Der BUND kritisiert ebenso wie zahlreiche andere Umweltinitiativen heftig, dass die am 4. Oktober vorgestellte Vereinbarung zwischen Bund, Land und RWE vorsieht, dass der Kohleausstieg zwar um acht Jahre vorgezogen wird, bis dahin aber zwei Kraftwerksblöcke im rheinischen Revier länger am Netz bleiben dürfen als vorgesehen, insgesamt noch vergleichsweise viel schmutzige Braunkohle verfeuert werden kann und die Erkelenzer Ortschaft Lützerath noch abgebaggert werden soll.

Die Landesregierung habe „in einem etwas seltsamen Hinterzimmer-Deal“ dem RWE-Konzern etwa eine Milliarde Euro Zusatzeinnahmen in die Kassen gespült, kritisierte BUND-Sprecher Dirk Jansen. Der Tagebau Garzweiler werde viel größer gehalten, als es aus Sicht des Klima-, Gewässer- und Landschaftsschutzes geboten sei. Dies habe „die gesamte Klimabewegung voll auf die Zinne gebracht“, so Jansen.

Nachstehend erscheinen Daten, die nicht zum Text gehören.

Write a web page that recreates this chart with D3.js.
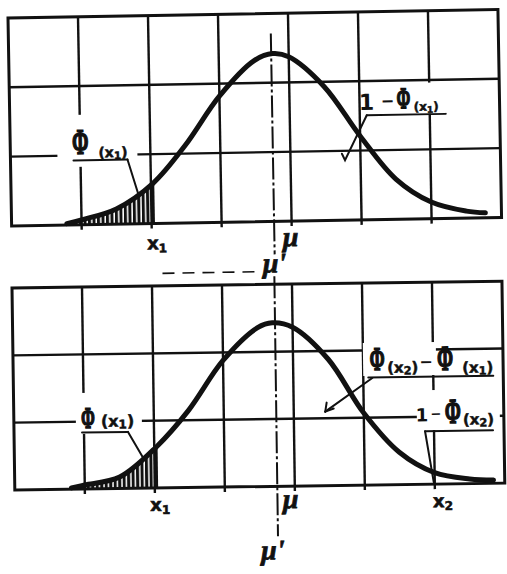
<!DOCTYPE html>
<html><head><meta charset="utf-8">
<script src="https://cdn.jsdelivr.net/npm/d3@7"></script>
<style>body{margin:0;background:#fff}</style>
</head><body>
<svg id="c" width="507" height="574"></svg>
<script>
// Grid: 7 columns by 3 rows in each panel (grid units)
const gridCols = [0, 1, 2, 3, 4, 5, 6, 7];
const gridRows = [0, 1, 2, 3];

// Upper panel: bell curve sampled at these abscissae (grid units)
const topX = [0.79, 1.0, 1.5, 2.03, 2.5, 3.0, 3.5, 3.77, 4.0, 4.5, 5.0, 5.5, 6.0, 6.5, 6.77];
const topY = [0.02, 0.07, 0.22, 0.58, 1.12, 1.82, 2.32, 2.42, 2.37, 1.93, 1.21, 0.58, 0.24, 0.10, 0.07];

// Lower panel
const botX = [0.81, 1.0, 1.5, 2.03, 2.5, 3.0, 3.5, 3.71, 4.0, 4.5, 5.0, 5.5, 6.0, 6.5, 6.84];
const botY = [0.02, 0.06, 0.17, 0.61, 1.15, 1.88, 2.36, 2.43, 2.36, 1.88, 1.07, 0.48, 0.17, 0.07, 0.05];

// Reference abscissae
const x1 = 2.03, x2 = 6.0, mu = 4.0, muPrime = 3.75;

const INK = "#111";
const svg = d3.select("#c");
const W = 490;

const defs = svg.append("defs");
defs.append("pattern").attr("id", "hatch").attr("patternUnits", "userSpaceOnUse")
  .attr("width", 4.5).attr("height", 10)
  .append("rect").attr("width", 3).attr("height", 10).attr("fill", INK);

function drawPanel(p) {
  const g = svg.append("g").attr("transform", `translate(${p.tx},${p.ty}) rotate(${p.rot})`);
  const x = d3.scaleLinear().domain([0, 7]).range([0, W]);
  const y = d3.scaleLinear().domain([0, 3]).range([p.h, 0]);

  // interior grid lines, verticals poke slightly below the frame
  g.selectAll(".gv").data(gridCols.slice(1, -1)).join("line")
    .attr("x1", d => x(d)).attr("x2", d => x(d))
    .attr("y1", y(3)).attr("y2", y(0) + 5)
    .attr("stroke", INK).attr("stroke-width", 2.4);
  g.selectAll(".gh").data(gridRows.slice(1, -1)).join("line")
    .attr("x1", x(0)).attr("x2", x(7))
    .attr("y1", d => y(d)).attr("y2", d => y(d))
    .attr("stroke", INK).attr("stroke-width", 2.4);

  // white patches under the annotations
  p.boxes.forEach(b => g.append("rect").attr("x", b[0]).attr("y", b[1])
    .attr("width", b[2]).attr("height", b[3]).attr("fill", "#fff"));

  const pts = p.cx.map((d, i) => [d, p.cy[i]]);
  const tail = pts.filter(d => d[0] <= x1 + 1e-9);

  // hatched lower tail up to x1
  g.append("path").datum(tail)
    .attr("d", d3.area().x(d => x(d[0])).y0(y(0)).y1(d => y(d[1])).curve(d3.curveCatmullRom))
    .attr("fill", "url(#hatch)");
  g.append("line").attr("x1", x(x1)).attr("x2", x(x1))
    .attr("y1", y(0)).attr("y2", y(p.cy[p.cx.indexOf(x1)]))
    .attr("stroke", INK).attr("stroke-width", 2.5);

  // frame
  g.append("rect").attr("x", 0).attr("y", 0).attr("width", W).attr("height", p.h)
    .attr("fill", "none").attr("stroke", INK).attr("stroke-width", 3);

  // curve
  g.append("path").datum(pts)
    .attr("d", d3.line().x(d => x(d[0])).y(d => y(d[1])).curve(d3.curveCatmullRom))
    .attr("fill", "none").attr("stroke", INK).attr("stroke-width", 5)
    .attr("stroke-linecap", "round").attr("stroke-linejoin", "round");

  // dash-dot line through the peak
  g.append("line").attr("x1", x(muPrime)).attr("x2", x(muPrime))
    .attr("y1", p.mpFrom).attr("y2", p.mpTo)
    .attr("stroke", INK).attr("stroke-width", 2)
    .attr("stroke-dasharray", "22,3,3,3");

  return { g, x, y };
}

function line(g, pts, w) {
  g.append("path").attr("d", d3.line()(pts)).attr("fill", "none")
    .attr("stroke", INK).attr("stroke-width", w || 2).attr("stroke-linecap", "round");
}
function phi(g, u, v, size) {
  g.append("text").attr("transform", `translate(${u},${v}) scale(0.55,1)`)
    .attr("text-anchor", "middle").attr("font-family", "Liberation Serif")
    .attr("font-weight", "bold").attr("font-size", size).attr("fill", INK)
    .attr("stroke", INK).attr("stroke-width", 1.6).text("Φ");
}
function arg(g, u, v, size, sub) {
  const t = g.append("text").attr("x", u).attr("y", v).attr("font-family", "DejaVu Sans")
    .attr("font-weight", "bold").attr("font-size", size).attr("fill", INK)
    .attr("stroke", INK).attr("stroke-width", 0.5);
  t.append("tspan").text("(x");
  t.append("tspan").attr("font-size", size * 0.75).attr("dy", 2).text(sub);
  t.append("tspan").attr("dy", -2).text(")");
}
function plain(g, s, u, v, size, anchor) {
  return g.append("text").attr("x", u).attr("y", v).attr("text-anchor", anchor || "start")
    .attr("font-family", "DejaVu Sans").attr("font-weight", "bold")
    .attr("font-size", size).attr("fill", INK).text(s);
}
function xlab(g, sub, u, v) {
  const t = g.append("text").attr("x", u).attr("y", v).attr("font-family", "DejaVu Sans")
    .attr("font-weight", "bold").attr("font-size", 18).attr("fill", INK)
    .attr("stroke", INK).attr("stroke-width", 0.6);
  t.append("tspan").text("x");
  t.append("tspan").attr("font-size", 12).attr("dy", 3).text(sub);
}
function greek(g, s, u, v, size) {
  g.append("text").attr("x", u).attr("y", v).attr("font-family", "Liberation Serif")
    .attr("font-style", "italic").attr("font-weight", "bold")
    .attr("font-size", size).attr("fill", INK)
    .attr("stroke", INK).attr("stroke-width", 0.8).text(s);
}

// ---------- upper panel ----------
const A = drawPanel({
  tx: 8, ty: 18, rot: -1.0, h: 208, cx: topX, cy: topY,
  mpFrom: 20, mpTo: 241,
  boxes: [[47, 98, 80, 52], [352, 72, 88, 31]]
});
{
  const g = A.g;
  phi(g, 70, 137, 36);
  arg(g, 88, 141, 14, "1");
  line(g, [[63, 143.5], [117, 143.5]]);
  line(g, [[117, 143.5], [128, 181]]);

  plain(g, "1", 357, 98, 22, "middle");
  plain(g, "−", 378, 95, 16, "middle");
  phi(g, 394, 97, 30);
  arg(g, 404, 100, 12, "1");
  line(g, [[357, 103.5], [436, 103.5]]);
  line(g, [[357, 103.5], [334.5, 148], [331.5, 141.5]]);

  xlab(g, "1", A.x(x1) - 7, 234);
  greek(g, "μ", A.x(mu) - 9, 233, 28);
  greek(g, "μ'", A.x(muPrime) - 12, 259, 28);
  g.append("line").attr("x1", 150).attr("x2", 246).attr("y1", 258).attr("y2", 258)
    .attr("stroke", INK).attr("stroke-width", 1.6).attr("stroke-dasharray", "12,8");
}

// ---------- lower panel ----------
const B = drawPanel({
  tx: 12, ty: 288, rot: -0.8, h: 202, cx: botX, cy: botY,
  mpFrom: -8, mpTo: 252,
  boxes: [[62, 106, 66, 41], [350, 60, 73, 33], [403, 108, 83, 40]]
});
{
  const g = B.g;
  phi(g, 74, 141, 30);
  arg(g, 87, 140, 16, "1");
  line(g, [[68, 145.5], [114, 145.5]]);
  line(g, [[114, 145.5], [129, 172]]);

  phi(g, 364, 87, 33);
  arg(g, 374, 90, 15, "2");
  plain(g, "−", 413, 85, 16, "middle");
  phi(g, 432, 88, 35);
  arg(g, 449, 91, 15, "1");
  line(g, [[355, 94.5], [480, 94.5]]);
  line(g, [[359, 95], [311.5, 128]]);
  line(g, [[311.5, 128], [313, 119]]);
  line(g, [[311.5, 128], [320, 125]]);

  plain(g, "1", 408, 139, 18, "middle");
  plain(g, "−", 422, 136, 13, "middle");
  phi(g, 439, 141, 35);
  arg(g, 449, 143, 15, "2");
  line(g, [[411, 149], [479, 149]]);
  line(g, [[411, 149], [419, 200]]);

  xlab(g, "1", B.x(x1) - 7, 225);
  xlab(g, "2", B.x(x2) - 2, 225);
  greek(g, "μ", B.x(mu) - 12, 224, 28);
  greek(g, "μ'", B.x(muPrime) - 17, 275, 28);
}
</script>
</body></html>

Kommt es zu "katastrophalen Bildern" wie am Hambacher Forst

Der BUND fordert weiterhin das jüngst auf dem Grünen-Bundesparteitag nur knapp gescheiterte Moratorium für das Dorf Lützerath, das bundesweit zum Symbol der Klimaschutzbewegung geworden ist. „Ich kündige jetzt schon an für den Fall, dass geräumt werden sollte, dass es massive Proteste der gesamten Klimabewegung hervorrufen wird“, sagte Jansen und warnte vor „katastrophalen Bildern“ wie bei der Räumung der Aktivisten-Camps durch die Polizei im Hambacher Forst 2018.

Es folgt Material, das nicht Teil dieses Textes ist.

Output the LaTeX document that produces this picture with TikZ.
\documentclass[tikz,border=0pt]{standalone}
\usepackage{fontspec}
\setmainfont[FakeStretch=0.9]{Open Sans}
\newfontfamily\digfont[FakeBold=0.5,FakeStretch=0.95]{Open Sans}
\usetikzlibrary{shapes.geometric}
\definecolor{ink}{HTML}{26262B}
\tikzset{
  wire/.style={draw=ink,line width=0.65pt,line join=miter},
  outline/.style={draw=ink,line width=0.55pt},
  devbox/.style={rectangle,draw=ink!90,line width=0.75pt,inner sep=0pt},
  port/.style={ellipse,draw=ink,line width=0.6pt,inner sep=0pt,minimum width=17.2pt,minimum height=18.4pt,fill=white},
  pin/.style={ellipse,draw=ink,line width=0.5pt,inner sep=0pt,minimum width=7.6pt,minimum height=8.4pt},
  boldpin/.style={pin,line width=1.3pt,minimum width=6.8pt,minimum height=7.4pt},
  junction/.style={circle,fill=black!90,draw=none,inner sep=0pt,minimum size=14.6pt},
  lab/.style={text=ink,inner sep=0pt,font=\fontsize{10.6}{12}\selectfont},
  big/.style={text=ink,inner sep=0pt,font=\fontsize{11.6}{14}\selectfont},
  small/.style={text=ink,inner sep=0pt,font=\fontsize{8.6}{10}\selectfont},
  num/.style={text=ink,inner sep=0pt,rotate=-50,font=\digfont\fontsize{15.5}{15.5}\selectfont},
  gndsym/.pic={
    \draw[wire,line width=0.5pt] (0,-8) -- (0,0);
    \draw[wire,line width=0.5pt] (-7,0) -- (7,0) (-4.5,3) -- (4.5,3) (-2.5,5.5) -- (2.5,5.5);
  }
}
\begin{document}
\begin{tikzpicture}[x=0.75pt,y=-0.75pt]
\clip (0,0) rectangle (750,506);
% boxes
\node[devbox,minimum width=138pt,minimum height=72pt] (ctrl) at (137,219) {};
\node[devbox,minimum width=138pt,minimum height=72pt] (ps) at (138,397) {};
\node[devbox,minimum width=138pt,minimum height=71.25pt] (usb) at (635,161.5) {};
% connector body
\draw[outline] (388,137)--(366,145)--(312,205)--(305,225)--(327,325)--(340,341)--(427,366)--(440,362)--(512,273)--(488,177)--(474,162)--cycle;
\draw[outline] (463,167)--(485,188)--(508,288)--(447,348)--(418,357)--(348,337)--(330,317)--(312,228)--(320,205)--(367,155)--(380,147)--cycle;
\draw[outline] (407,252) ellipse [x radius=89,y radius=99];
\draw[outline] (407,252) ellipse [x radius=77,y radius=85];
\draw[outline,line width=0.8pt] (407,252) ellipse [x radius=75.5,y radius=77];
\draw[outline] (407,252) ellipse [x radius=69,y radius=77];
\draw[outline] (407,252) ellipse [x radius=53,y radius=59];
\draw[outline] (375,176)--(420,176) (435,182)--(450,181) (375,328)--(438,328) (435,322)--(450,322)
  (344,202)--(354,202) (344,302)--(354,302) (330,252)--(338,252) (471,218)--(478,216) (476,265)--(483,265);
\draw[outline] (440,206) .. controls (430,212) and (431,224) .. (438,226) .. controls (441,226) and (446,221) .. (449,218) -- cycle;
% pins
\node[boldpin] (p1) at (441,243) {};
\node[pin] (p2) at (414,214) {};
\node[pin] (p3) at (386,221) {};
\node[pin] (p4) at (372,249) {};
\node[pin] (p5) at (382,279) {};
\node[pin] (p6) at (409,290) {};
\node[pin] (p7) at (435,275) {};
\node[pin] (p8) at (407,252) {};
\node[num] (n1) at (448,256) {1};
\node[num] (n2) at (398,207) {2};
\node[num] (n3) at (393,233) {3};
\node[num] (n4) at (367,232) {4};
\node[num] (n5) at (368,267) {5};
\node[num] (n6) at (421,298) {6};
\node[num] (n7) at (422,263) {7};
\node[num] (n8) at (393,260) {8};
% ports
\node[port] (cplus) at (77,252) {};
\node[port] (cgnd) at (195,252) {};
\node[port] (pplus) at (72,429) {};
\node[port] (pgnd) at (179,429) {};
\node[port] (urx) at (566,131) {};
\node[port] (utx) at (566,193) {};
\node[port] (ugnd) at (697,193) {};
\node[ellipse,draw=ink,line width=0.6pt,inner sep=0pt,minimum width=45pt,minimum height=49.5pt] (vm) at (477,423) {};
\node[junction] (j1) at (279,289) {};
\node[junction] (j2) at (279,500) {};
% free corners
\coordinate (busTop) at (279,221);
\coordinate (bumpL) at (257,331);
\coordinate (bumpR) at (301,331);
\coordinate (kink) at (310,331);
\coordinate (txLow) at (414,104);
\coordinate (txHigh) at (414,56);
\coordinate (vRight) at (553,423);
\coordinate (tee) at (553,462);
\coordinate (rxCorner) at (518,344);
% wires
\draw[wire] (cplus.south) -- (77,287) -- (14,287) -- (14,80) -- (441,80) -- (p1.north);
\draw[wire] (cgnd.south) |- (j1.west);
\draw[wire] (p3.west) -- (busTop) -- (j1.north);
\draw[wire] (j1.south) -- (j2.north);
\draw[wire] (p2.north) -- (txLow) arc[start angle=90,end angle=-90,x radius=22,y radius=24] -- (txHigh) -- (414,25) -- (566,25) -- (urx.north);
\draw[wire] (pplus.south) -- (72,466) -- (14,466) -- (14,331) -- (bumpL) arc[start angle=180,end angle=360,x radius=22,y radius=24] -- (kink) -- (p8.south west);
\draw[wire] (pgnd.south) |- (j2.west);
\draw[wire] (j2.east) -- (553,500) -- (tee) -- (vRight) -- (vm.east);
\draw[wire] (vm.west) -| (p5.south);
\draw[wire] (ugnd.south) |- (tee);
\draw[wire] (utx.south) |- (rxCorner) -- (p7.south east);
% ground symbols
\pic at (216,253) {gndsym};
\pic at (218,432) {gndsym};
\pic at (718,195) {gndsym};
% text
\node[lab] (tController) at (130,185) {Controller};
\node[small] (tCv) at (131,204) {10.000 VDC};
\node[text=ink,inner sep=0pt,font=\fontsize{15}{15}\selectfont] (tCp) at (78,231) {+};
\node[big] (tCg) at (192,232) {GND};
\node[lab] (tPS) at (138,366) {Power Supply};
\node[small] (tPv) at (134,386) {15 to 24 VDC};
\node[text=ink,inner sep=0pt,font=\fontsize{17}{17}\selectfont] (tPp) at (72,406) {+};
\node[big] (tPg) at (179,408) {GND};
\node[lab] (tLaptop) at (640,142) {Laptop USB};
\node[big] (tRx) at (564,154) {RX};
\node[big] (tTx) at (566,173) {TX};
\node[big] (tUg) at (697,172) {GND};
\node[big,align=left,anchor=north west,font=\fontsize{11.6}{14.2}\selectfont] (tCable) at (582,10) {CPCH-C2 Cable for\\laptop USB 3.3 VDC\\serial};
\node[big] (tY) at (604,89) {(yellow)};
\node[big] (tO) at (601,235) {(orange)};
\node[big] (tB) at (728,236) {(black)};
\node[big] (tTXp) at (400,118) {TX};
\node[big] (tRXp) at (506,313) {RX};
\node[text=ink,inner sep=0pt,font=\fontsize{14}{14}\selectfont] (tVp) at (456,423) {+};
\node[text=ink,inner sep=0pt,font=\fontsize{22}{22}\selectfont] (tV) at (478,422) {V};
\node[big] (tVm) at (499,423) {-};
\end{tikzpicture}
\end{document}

Umweltminister Krischer erklärte hingegen, dass der auf 2030 vorgezogene Kohleausstieg in NRW angesichts der aktuellen Energiekrise an sich schon ein Verhandlungserfolg sei: „Die Alternative wäre, es bleibt bei 2038. Das ist das Gesetz.“ Er warf der Klimabewegung vor, dass sie selbst „vor anderthalb, zwei Jahren noch nicht Lützerath auf dem Zettel hatte“. Die Grünen indes hätten ihr Wahlprogramm bei der Braunkohle „zu 100 Prozent erfüllt“.

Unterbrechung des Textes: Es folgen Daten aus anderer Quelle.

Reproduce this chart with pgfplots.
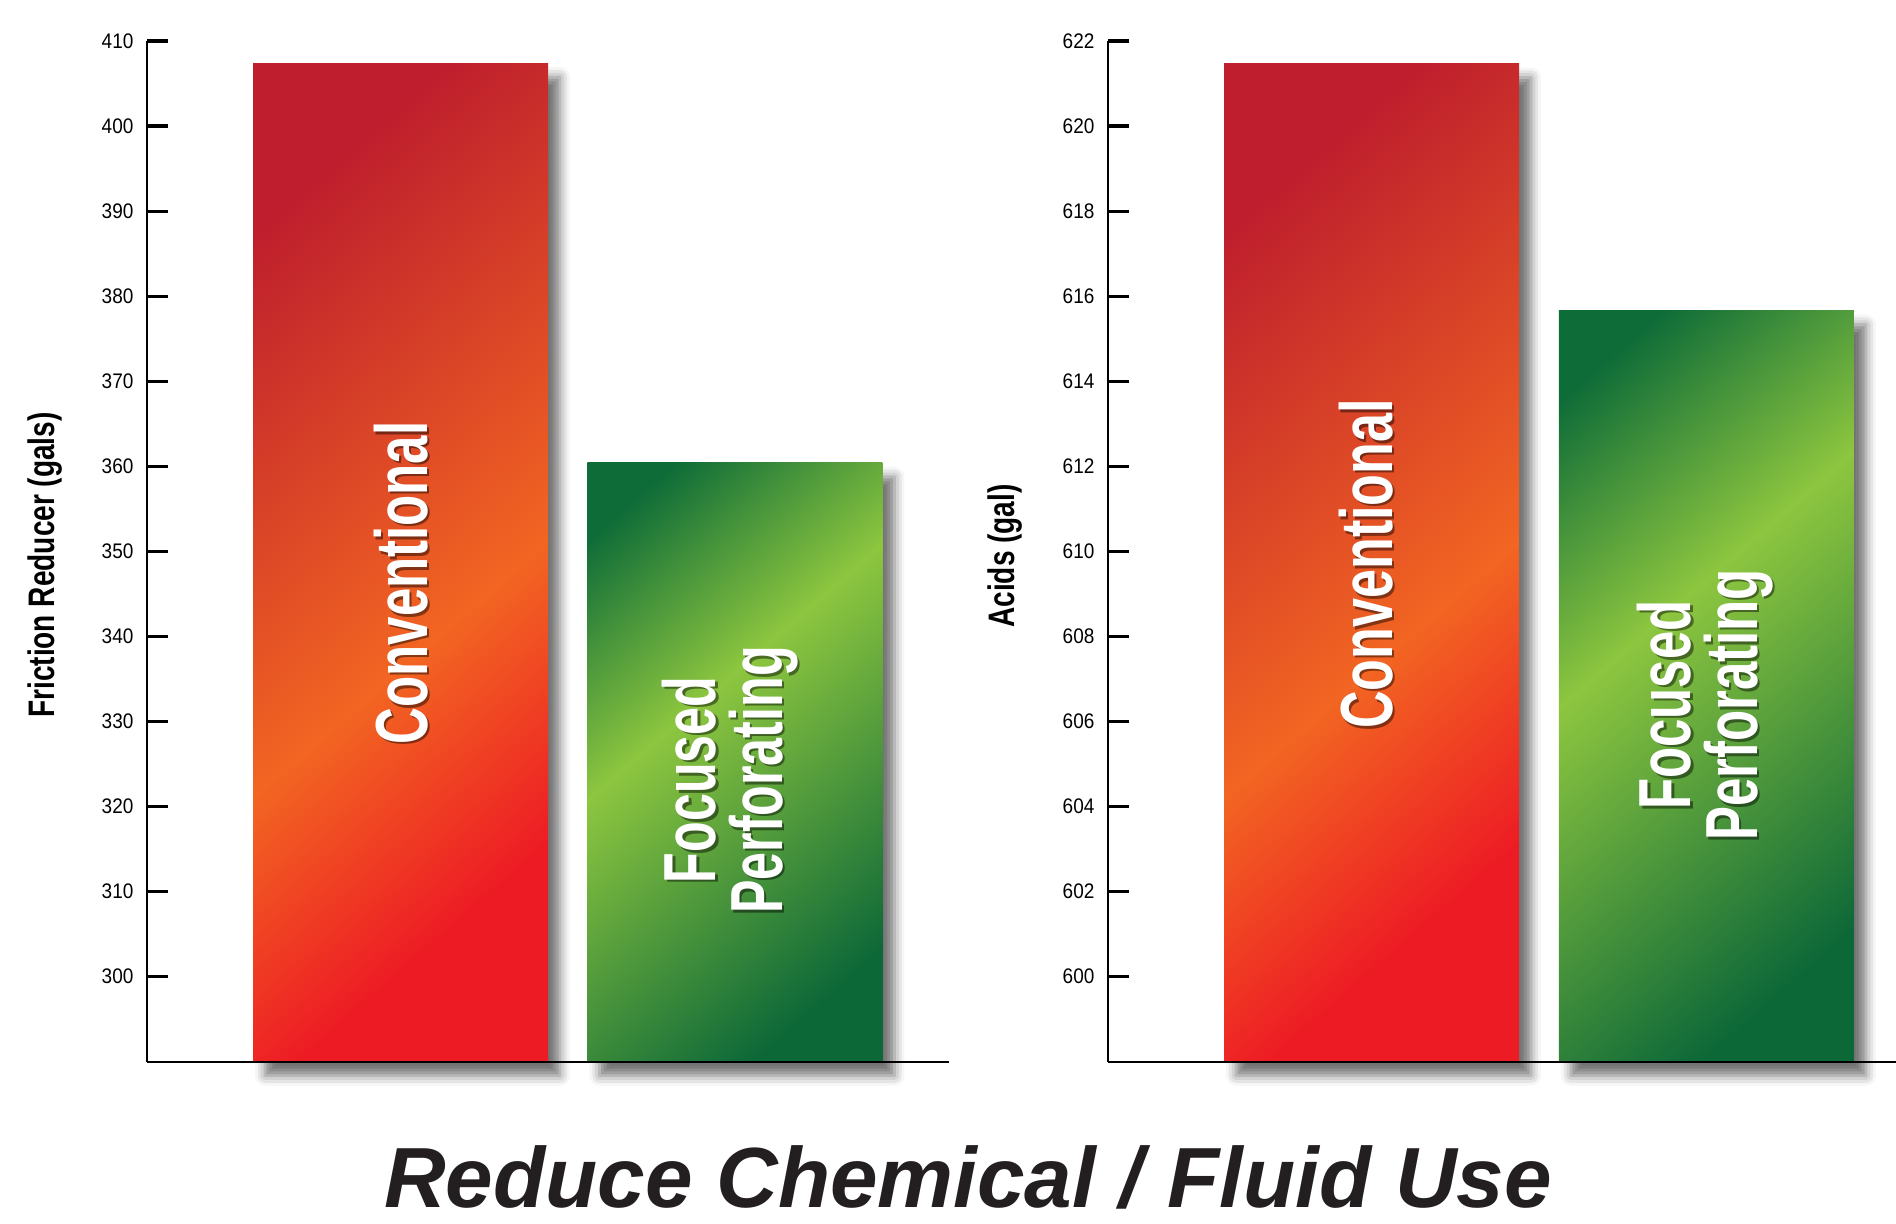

Trotz der Energiekrise unterstützt die Hälfte (50 Prozent) der Wahlberechtigten an Rhein und Ruhr laut NRW-Trend vom Sonntag im Auftrag des WDR den vorgezogenen Ausstieg aus der Braunkohleförderung. Ein Fünftel (22 Prozent) wäre für eine Fortführung bis zum Jahr 2038 gewesen, ähnlich viele (20 Prozent) für eine längere Braunkohleförderung über das Jahr 2038 hinaus.